Nigeria’s foreign-currency reserves have advanced 38 percent to $48.5 billion in the year through March 20. The CBN Governor had said, it has enough to defend the Naira and “keep it where we want,” .

“We believe the sizable arsenal of foreign-exchange reserves that the central bank has built up over the past 15 months as well as firm monetary policy will help keep the exchange rate in the target range of 150-160 per dollar in 2013,” Yvonne Mhango, a Johannesburg-based economist at Renaissance Capital, said.

Sanusi said he wants to keep the benchmark interest rate unchanged at a record high even as more policy makers argue for cuts amid calls from the government and businesses to lower borrowing costs. Three Monetary Policy Committee members voted for a reduction on March 19, compared with two in January.

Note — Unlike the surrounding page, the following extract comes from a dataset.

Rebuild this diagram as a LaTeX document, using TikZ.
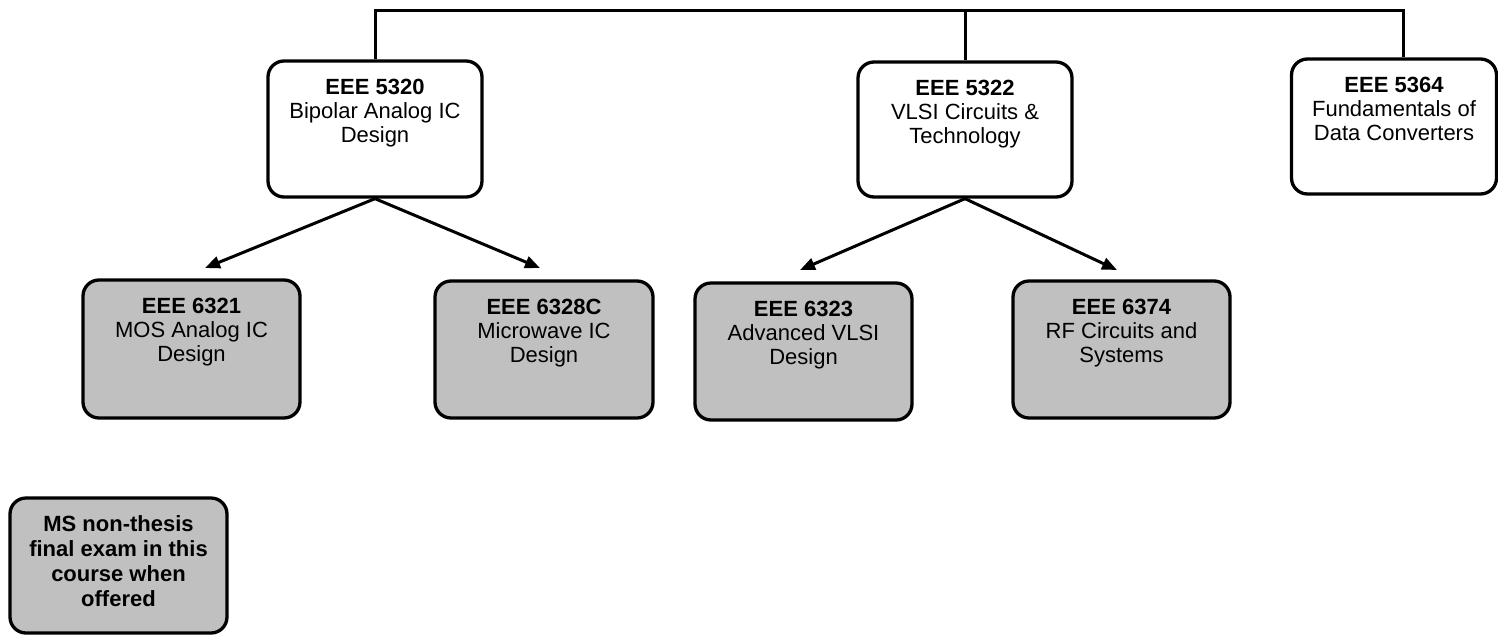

Yields on the government’s local-currency bonds due June 2019 dropped 24 basis points, or 0.24 percentage point, to 10.96 per cent, according to March 28 prices compiled by the Financial Markets Dealers Association. Nigerian markets were closed for holidays on March 29 and April 1.

Borrowing costs on Nigeria’s $500 million of Eurobonds due January 2021 declined three basis points, or 0.03 percentage point, to 4.326 percent today.
Ghana’s cedi rose 0.6 percent to 1.9275 per dollar in Accra.